One day, he ventured a few blocks south of his apartment, to the corner of Madison Avenue and Forty-Fifth Street, and walked into New York’s most renowned sporting goods store, founded by David T. Abercrombie and Ezra H. Fitch. It was there that he learned about Nova Scotia and a secluded sportsman’s retreat known as Pinehurst Lodge.
20
THE GUIDE
ABERCROMBIE AND FITCH catered to serious sportsmen, wealthy professionals, and businessmen who demanded the best hunting and fishing equipment. A “citadel of The Leisure Class,” the New York Times called it, where “stylish sportsmen could count on finding the highest-grade rod and guns at the highest prices.” When Theodore Roosevelt embarked on an African safari after leaving the White House in 1909, the store outfitted his entourage with snake-proof sleeping bags. It was where Presidents Taft and Harding bought their golf clubs and Woodrow Wilson went for his riding gear. In 1920 a customer inquired about a game she had seen while traveling in China, played with dice and tiles; Abercrombie and Fitch imported it, and soon mah-jongg mania was sweeping the country.

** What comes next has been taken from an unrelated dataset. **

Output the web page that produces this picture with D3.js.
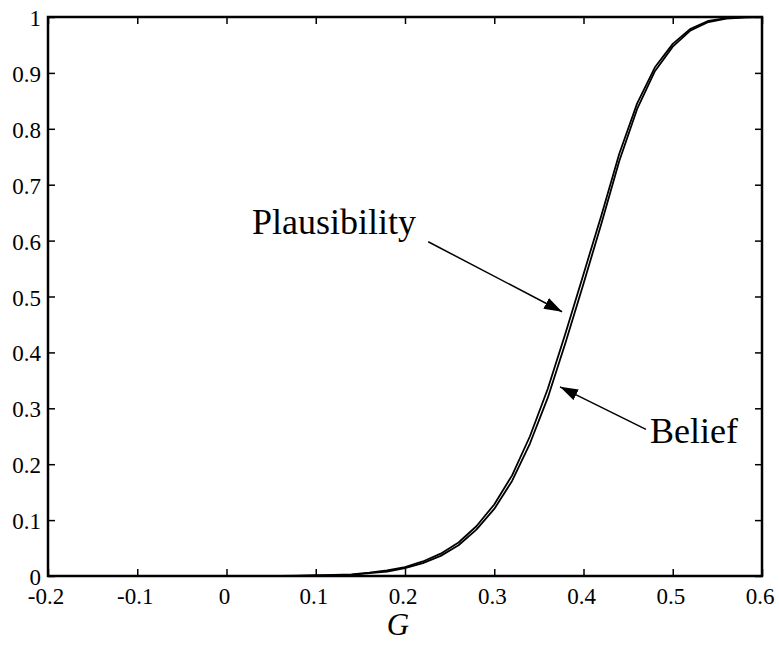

Leo had no need of a snake-proof sleeping bag, but someone on the staff might know where he could find a secluded property. He was referred to an employee in the fishing department on the eighth floor. Captain Laurie Mitchell was an accomplished hunter and deep-sea angler. An Englishman in his early fifties who hailed from Dorset, Mitchell was heavyset and chubby faced and sported a bushy mustache. His family had sent him to Oxford, but Mitchell had emigrated in the 1890s to Nova Scotia, where he found a wife and the wilderness life he craved. He once posed for a photograph with a rifle in one hand, a pipe in the other, and a hunting dog at his side, looking every inch the country gentleman transplanted to the colonial backwoods. He worked with local hunting and fishing guides and touted the woods and lakes of southwestern Nova Scotia as a “veritable paradise” for sportsmen.